DIRECTIVE —
Using the records that follow, reproduce exactly the lines starting at the line containing "Write a Python" and ending at the line containing "return max(0.0, 1 - p / H)". Include both end lines and no pictures.

Code that draws figures:
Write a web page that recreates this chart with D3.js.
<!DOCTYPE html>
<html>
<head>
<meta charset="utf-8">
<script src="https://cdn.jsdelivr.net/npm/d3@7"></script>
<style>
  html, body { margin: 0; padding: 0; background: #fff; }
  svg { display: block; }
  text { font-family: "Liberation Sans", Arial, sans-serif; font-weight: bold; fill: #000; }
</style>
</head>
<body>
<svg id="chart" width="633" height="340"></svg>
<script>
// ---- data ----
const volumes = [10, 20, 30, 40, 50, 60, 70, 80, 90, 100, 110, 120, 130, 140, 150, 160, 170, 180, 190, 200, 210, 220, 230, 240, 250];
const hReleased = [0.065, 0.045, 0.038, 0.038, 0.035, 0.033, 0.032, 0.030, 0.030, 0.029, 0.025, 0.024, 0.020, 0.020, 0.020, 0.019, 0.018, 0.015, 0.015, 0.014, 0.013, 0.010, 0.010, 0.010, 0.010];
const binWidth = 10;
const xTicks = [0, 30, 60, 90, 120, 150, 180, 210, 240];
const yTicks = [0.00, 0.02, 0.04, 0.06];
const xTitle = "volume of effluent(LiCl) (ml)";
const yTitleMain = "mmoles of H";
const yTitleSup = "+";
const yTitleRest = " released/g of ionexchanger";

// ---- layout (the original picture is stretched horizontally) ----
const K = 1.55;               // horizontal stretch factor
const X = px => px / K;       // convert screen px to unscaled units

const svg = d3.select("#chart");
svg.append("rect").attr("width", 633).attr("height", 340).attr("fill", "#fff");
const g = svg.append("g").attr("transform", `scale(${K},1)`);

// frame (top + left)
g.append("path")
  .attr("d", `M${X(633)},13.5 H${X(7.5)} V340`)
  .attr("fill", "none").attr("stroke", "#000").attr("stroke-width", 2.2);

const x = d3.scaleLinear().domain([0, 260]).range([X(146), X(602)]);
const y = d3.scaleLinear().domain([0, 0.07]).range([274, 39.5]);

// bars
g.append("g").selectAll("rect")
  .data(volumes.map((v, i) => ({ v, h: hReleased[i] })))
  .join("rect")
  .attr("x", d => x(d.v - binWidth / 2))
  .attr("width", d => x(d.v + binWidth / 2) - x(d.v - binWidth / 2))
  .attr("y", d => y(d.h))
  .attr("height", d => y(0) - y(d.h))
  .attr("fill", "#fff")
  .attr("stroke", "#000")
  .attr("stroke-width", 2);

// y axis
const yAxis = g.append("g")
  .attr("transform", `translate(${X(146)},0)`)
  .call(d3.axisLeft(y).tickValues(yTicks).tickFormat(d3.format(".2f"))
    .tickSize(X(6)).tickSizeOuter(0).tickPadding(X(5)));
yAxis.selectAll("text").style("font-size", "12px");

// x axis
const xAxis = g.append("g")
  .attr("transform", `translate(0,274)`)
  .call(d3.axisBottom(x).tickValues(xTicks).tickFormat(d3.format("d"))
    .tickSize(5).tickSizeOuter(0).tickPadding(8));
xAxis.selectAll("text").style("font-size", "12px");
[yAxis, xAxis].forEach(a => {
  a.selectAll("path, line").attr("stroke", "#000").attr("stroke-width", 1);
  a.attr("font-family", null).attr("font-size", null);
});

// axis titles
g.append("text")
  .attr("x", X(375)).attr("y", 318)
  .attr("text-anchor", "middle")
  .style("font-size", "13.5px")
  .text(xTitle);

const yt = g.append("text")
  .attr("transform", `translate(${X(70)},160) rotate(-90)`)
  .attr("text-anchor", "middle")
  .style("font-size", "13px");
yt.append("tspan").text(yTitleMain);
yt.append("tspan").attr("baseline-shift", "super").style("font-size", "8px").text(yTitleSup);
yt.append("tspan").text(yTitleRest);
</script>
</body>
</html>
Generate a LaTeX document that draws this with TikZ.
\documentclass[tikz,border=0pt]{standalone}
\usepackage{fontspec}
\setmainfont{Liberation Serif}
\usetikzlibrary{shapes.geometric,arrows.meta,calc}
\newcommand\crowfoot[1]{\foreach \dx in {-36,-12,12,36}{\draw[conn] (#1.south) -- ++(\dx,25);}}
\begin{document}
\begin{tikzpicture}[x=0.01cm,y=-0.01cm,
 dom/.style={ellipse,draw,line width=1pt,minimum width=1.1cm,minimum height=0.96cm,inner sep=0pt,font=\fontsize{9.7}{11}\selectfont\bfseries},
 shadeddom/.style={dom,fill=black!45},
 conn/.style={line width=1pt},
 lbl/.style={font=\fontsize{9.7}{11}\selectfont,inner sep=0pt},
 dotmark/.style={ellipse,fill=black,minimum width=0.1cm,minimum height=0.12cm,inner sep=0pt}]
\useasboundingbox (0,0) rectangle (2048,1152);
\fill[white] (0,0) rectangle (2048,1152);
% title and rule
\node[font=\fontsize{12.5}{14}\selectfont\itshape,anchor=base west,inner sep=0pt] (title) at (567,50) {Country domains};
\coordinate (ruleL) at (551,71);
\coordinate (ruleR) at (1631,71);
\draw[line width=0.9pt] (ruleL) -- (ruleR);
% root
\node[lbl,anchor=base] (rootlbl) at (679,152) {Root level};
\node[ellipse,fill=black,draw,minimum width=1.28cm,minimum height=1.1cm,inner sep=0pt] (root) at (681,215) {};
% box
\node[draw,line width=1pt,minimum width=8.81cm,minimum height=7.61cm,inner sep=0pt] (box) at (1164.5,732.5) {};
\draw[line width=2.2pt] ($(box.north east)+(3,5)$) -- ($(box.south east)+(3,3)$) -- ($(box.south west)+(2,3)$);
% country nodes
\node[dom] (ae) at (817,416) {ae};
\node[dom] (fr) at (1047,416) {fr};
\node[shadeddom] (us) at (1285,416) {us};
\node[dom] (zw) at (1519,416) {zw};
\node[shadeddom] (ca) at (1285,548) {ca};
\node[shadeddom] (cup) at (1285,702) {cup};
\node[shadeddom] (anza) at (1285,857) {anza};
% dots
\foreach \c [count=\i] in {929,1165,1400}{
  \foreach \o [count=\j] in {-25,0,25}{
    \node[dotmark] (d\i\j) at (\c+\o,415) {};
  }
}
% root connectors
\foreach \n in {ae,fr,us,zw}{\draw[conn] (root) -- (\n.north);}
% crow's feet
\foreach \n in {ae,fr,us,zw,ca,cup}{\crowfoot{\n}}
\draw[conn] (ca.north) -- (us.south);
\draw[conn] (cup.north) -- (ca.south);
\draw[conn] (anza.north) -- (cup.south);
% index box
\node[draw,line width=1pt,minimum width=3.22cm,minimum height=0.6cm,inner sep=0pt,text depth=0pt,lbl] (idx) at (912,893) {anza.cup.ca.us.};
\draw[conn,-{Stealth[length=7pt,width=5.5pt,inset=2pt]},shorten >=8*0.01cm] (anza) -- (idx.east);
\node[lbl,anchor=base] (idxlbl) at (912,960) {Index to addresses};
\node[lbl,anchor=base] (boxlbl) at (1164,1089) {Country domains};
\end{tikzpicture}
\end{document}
---
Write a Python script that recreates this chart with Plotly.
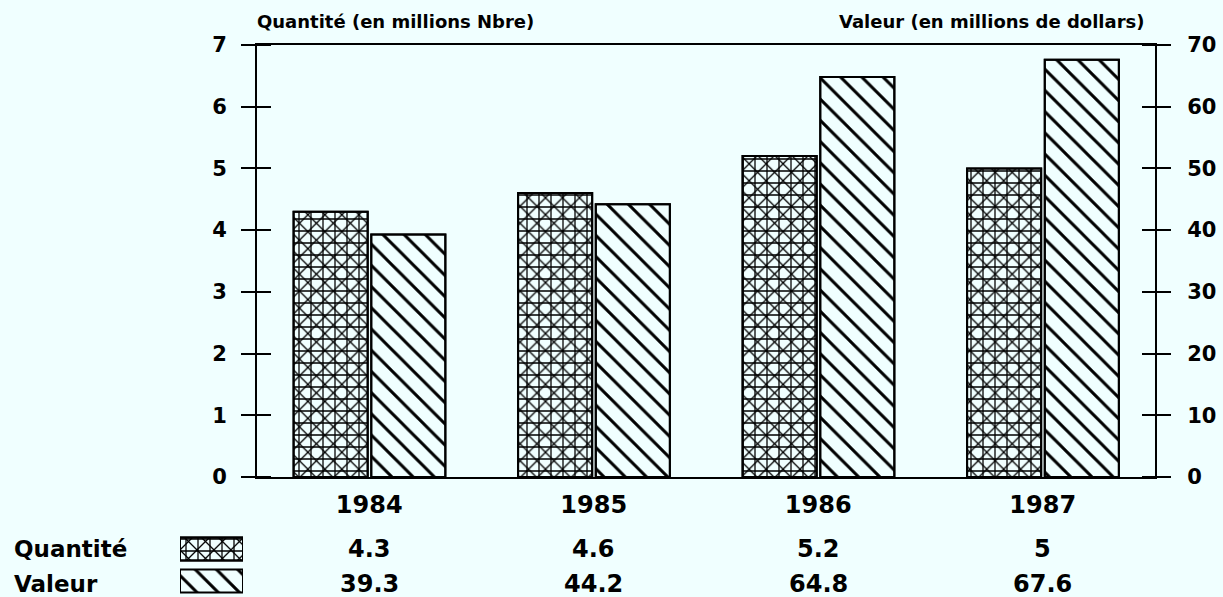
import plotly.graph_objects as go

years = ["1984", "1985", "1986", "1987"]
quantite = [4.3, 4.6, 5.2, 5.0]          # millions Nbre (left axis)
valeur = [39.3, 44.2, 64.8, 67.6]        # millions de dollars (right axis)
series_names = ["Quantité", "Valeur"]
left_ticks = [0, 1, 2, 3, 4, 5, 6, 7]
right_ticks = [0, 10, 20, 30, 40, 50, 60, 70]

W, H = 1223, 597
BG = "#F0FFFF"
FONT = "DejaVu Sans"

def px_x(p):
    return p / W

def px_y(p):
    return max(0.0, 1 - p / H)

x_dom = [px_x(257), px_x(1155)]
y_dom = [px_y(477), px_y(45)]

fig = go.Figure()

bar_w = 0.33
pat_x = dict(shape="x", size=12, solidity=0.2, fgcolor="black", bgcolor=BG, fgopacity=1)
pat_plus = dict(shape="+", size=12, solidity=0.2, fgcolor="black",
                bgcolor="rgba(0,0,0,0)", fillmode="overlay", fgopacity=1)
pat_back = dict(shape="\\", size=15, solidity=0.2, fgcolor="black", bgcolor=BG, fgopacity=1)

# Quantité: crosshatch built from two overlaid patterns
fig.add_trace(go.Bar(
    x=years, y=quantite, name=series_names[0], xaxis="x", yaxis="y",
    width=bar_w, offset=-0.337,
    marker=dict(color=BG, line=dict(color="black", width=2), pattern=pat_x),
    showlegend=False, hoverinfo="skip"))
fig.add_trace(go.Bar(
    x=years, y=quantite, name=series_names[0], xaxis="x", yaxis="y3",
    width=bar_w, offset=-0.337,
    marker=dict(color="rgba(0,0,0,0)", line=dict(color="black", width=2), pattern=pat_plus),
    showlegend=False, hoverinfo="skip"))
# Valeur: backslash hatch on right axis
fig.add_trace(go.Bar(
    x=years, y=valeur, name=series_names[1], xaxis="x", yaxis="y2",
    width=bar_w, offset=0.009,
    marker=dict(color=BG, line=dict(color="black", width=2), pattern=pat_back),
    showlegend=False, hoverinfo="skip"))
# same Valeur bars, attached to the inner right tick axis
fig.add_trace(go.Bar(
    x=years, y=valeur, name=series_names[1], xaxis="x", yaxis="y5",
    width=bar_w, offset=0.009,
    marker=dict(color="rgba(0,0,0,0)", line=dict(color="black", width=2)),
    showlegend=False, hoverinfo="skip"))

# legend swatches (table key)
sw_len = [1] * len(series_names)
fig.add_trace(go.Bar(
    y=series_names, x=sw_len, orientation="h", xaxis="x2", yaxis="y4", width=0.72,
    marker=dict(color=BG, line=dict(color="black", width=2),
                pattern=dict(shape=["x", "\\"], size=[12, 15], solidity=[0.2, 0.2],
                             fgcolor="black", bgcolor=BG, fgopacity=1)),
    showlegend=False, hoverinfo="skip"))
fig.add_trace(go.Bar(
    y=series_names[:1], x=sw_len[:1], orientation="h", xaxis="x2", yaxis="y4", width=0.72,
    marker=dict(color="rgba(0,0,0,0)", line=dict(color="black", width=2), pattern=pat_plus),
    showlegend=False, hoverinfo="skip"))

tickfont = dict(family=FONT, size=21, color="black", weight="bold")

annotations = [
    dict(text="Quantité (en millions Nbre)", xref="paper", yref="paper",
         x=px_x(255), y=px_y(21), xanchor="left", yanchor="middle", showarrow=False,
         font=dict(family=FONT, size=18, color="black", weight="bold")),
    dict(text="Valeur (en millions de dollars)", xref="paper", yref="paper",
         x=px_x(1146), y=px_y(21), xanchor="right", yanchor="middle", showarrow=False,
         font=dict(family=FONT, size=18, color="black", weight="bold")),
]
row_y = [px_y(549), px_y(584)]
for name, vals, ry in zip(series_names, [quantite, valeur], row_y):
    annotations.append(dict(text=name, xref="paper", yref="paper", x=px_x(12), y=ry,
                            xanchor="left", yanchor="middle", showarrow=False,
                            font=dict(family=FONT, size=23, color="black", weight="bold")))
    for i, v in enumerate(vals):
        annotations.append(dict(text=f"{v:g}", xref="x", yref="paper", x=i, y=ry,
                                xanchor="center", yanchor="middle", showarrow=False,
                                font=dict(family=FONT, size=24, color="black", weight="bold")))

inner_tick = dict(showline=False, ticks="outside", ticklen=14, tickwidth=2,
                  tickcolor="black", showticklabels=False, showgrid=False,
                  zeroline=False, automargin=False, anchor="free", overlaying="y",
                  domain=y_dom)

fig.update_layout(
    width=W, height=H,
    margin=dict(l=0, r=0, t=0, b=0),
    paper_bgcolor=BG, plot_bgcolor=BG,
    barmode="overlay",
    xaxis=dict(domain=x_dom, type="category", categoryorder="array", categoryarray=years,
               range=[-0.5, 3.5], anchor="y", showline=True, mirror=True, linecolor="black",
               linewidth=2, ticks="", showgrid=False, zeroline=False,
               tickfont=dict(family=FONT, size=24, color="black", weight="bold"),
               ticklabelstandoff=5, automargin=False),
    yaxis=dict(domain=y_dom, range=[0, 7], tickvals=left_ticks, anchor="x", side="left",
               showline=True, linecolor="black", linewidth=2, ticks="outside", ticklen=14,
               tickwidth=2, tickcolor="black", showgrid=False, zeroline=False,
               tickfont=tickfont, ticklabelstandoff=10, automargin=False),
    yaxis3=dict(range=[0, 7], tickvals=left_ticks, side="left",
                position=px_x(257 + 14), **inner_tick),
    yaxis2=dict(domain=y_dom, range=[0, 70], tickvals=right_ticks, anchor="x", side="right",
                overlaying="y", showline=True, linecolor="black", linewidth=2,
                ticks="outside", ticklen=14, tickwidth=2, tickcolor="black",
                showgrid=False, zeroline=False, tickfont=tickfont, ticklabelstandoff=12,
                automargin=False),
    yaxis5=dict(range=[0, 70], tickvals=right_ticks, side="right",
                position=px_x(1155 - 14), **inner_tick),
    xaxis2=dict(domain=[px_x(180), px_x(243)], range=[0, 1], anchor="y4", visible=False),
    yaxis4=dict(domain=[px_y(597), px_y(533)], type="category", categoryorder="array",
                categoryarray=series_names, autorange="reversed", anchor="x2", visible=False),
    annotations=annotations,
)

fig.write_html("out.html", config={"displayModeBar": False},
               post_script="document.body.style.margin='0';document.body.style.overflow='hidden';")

SOLUTION TO THIS EXERCISE —
Write a Python script that recreates this chart with Plotly.
import plotly.graph_objects as go

years = ["1984", "1985", "1986", "1987"]
quantite = [4.3, 4.6, 5.2, 5.0]          # millions Nbre (left axis)
valeur = [39.3, 44.2, 64.8, 67.6]        # millions de dollars (right axis)
series_names = ["Quantité", "Valeur"]
left_ticks = [0, 1, 2, 3, 4, 5, 6, 7]
right_ticks = [0, 10, 20, 30, 40, 50, 60, 70]

W, H = 1223, 597
BG = "#F0FFFF"
FONT = "DejaVu Sans"

def px_x(p):
    return p / W

def px_y(p):
    return max(0.0, 1 - p / H)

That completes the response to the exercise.